The Moon is odd, right? No matter where we stand on earth we can never view the "far side" or what more artistic souls have decided to call the "dark side" of the Moon. Why is that? You may Google this and read about it, but it's a bit hard to wrap your head around this counter-intuitive notion.
If indeed the moon rotates around its own axis AND orbits the earth we certainly should be able to see the other side... Well, not quite. There is a strange gravitational phenomena called "tidal locking" that has -over a very long period of time- locked the moon to the earth.
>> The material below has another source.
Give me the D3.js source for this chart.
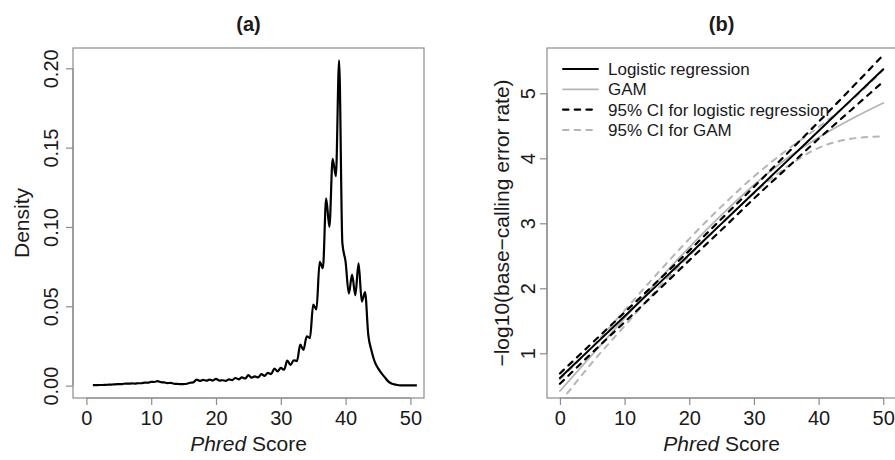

I'm not going to get into the actual process of locking, but what happens when a smaller heavenly body tidally locks to a larger one.
Here's how it works in layman's terms:
The moon rotates around itself one full 360 degrees in about 29.53 days and this is roughly about the same amount of time it takes for it to orbit our planet. Still doesn't make sense perhaps?
Totally understandable, because one assumes that if the moon rotates around itself at any rate, it must be turning its back to us at some point.
The reality is hard to grasp at first until you play a game yourself:
1. Put a chair in the middle of a room. (forget about the earth's rotation for a minute; it has no bearing on understanding the concept)
2. Stand about a meter, or 3 feet away from the chair while facing it.
3. Move (as in you're orbiting the chair while always facing the chair) in 45 degree increments and stay on an imaginary circumference line.
4. Stop when you are across exactly from the spot you have started and observe your position now.
5. Do you realize that even though now you have rotated 180 degrees and are now seeing the opposite side of the room from when you started, you are still facing the chair? This is pretty much what the moon does.
6. Continue, until you end up where you started, while paying attention to how your body rotates to face the chair as you move.
Note that you never end up turning your back to the chair, yet you have now made a complete rotation around your own axis, but you were also orbiting the chair at the same rate.
7. Once you get back to where you started, it should be clear how the moon manages to never show us its backside (the Moon never moons us).
I hope this was helpful to any students or curious minds alike. It took me a while to understand this myself, but when you do, you will love showing other peeps how this works!